Recorded information:
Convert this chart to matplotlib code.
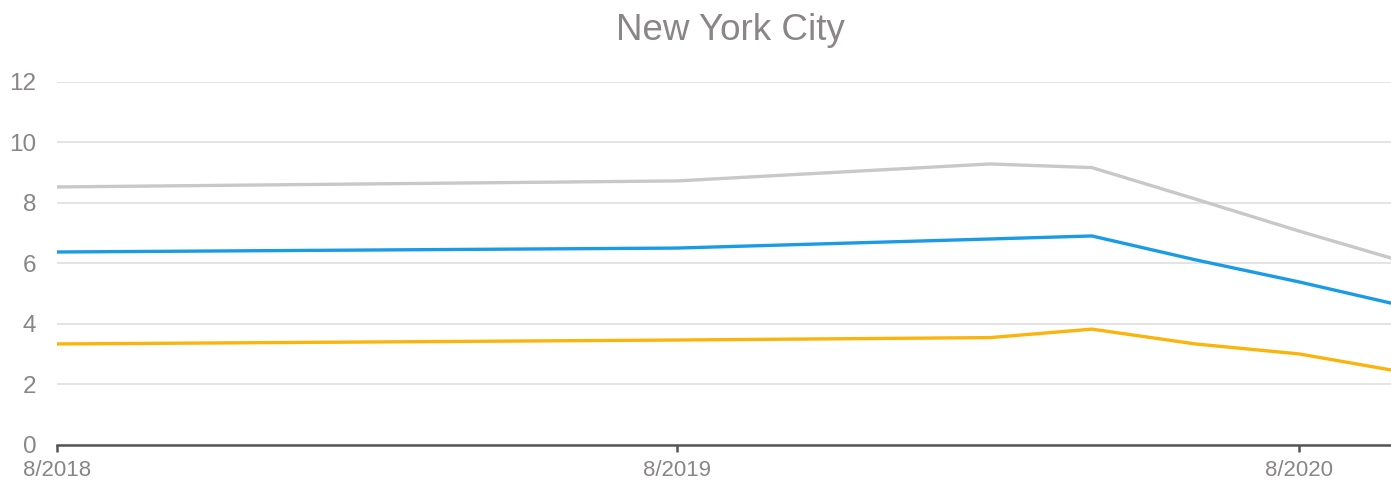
import numpy as np
import pandas as pd
import matplotlib
matplotlib.use("Agg")
import matplotlib.pyplot as plt
import matplotlib.dates as mdates

plt.rcParams['font.family'] = ['Liberation Sans', 'DejaVu Sans']

# data
dates = pd.to_datetime(["2018-08-01", "2019-08-01", "2020-02-01", "2020-04-01",
                        "2020-06-01", "2020-08-01", "2020-09-24"])
gray_vals = [8.53, 8.73, 9.29, 9.17, 8.13, 7.07, 6.18]
blue_vals = [6.38, 6.51, 6.81, 6.91, 6.12, 5.39, 4.69]
orange_vals = [3.34, 3.47, 3.55, 3.83, 3.34, 3.01, 2.48]
yticks = [0, 2, 4, 6, 8, 10, 12]
xtick_dates = pd.to_datetime(["2018-08-01", "2019-08-01", "2020-08-01"])
xtick_labels = ["8/2018", "8/2019", "8/2020"]

text_col = "#8a8587"

fig = plt.figure(figsize=(13.91, 4.84), dpi=100)
ax = fig.add_axes([0.041, 0.0806, 0.959, 0.75])

ax.plot(dates, gray_vals, color="#c8c8c8", lw=2.4, solid_joinstyle="round")
ax.plot(dates, blue_vals, color="#1a9be6", lw=2.4, solid_joinstyle="round")
ax.plot(dates, orange_vals, color="#fbb40b", lw=2.4, solid_joinstyle="round")

ax.set_xlim(pd.Timestamp("2018-08-01"), pd.Timestamp("2020-09-24"))
ax.set_ylim(0, 12)
ax.set_yticks(yticks)
ax.set_yticklabels([str(v) for v in yticks])
ax.set_xticks(xtick_dates)
ax.set_xticklabels(xtick_labels)

ax.grid(axis="y", color="#e2e2e2", lw=1.3)
ax.set_axisbelow(True)
for s in ["top", "right", "left"]:
    ax.spines[s].set_visible(False)
ax.spines["bottom"].set_color("#555555")
ax.spines["bottom"].set_linewidth(1.8)
ax.spines["bottom"].set_zorder(5)

ax.tick_params(axis="y", length=0, pad=15, labelsize=17.5, labelcolor=text_col)
ax.tick_params(axis="x", length=5, width=1.8, color="#555555", pad=6,
               labelsize=16, labelcolor=text_col)

fig.text(0.525, 0.938, "New York City", ha="center", va="center",
         fontsize=26.5, color=text_col)

fig.savefig("out.png", dpi=100)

What the task requires: Repeat the listing verbatim. Skip the pictures.

Result of this exercise:
Convert this chart to matplotlib code.
import numpy as np
import pandas as pd
import matplotlib
matplotlib.use("Agg")
import matplotlib.pyplot as plt
import matplotlib.dates as mdates

plt.rcParams['font.family'] = ['Liberation Sans', 'DejaVu Sans']

# data
dates = pd.to_datetime(["2018-08-01", "2019-08-01", "2020-02-01", "2020-04-01",
                        "2020-06-01", "2020-08-01", "2020-09-24"])
gray_vals = [8.53, 8.73, 9.29, 9.17, 8.13, 7.07, 6.18]
blue_vals = [6.38, 6.51, 6.81, 6.91, 6.12, 5.39, 4.69]
orange_vals = [3.34, 3.47, 3.55, 3.83, 3.34, 3.01, 2.48]
yticks = [0, 2, 4, 6, 8, 10, 12]
xtick_dates = pd.to_datetime(["2018-08-01", "2019-08-01", "2020-08-01"])
xtick_labels = ["8/2018", "8/2019", "8/2020"]

text_col = "#8a8587"

fig = plt.figure(figsize=(13.91, 4.84), dpi=100)
ax = fig.add_axes([0.041, 0.0806, 0.959, 0.75])

ax.plot(dates, gray_vals, color="#c8c8c8", lw=2.4, solid_joinstyle="round")
ax.plot(dates, blue_vals, color="#1a9be6", lw=2.4, solid_joinstyle="round")
ax.plot(dates, orange_vals, color="#fbb40b", lw=2.4, solid_joinstyle="round")

ax.set_xlim(pd.Timestamp("2018-08-01"), pd.Timestamp("2020-09-24"))
ax.set_ylim(0, 12)
ax.set_yticks(yticks)
ax.set_yticklabels([str(v) for v in yticks])
ax.set_xticks(xtick_dates)
ax.set_xticklabels(xtick_labels)

ax.grid(axis="y", color="#e2e2e2", lw=1.3)
ax.set_axisbelow(True)
for s in ["top", "right", "left"]:
    ax.spines[s].set_visible(False)
ax.spines["bottom"].set_color("#555555")
ax.spines["bottom"].set_linewidth(1.8)
ax.spines["bottom"].set_zorder(5)

ax.tick_params(axis="y", length=0, pad=15, labelsize=17.5, labelcolor=text_col)
ax.tick_params(axis="x", length=5, width=1.8, color="#555555", pad=6,
               labelsize=16, labelcolor=text_col)

fig.text(0.525, 0.938, "New York City", ha="center", va="center",
         fontsize=26.5, color=text_col)

fig.savefig("out.png", dpi=100)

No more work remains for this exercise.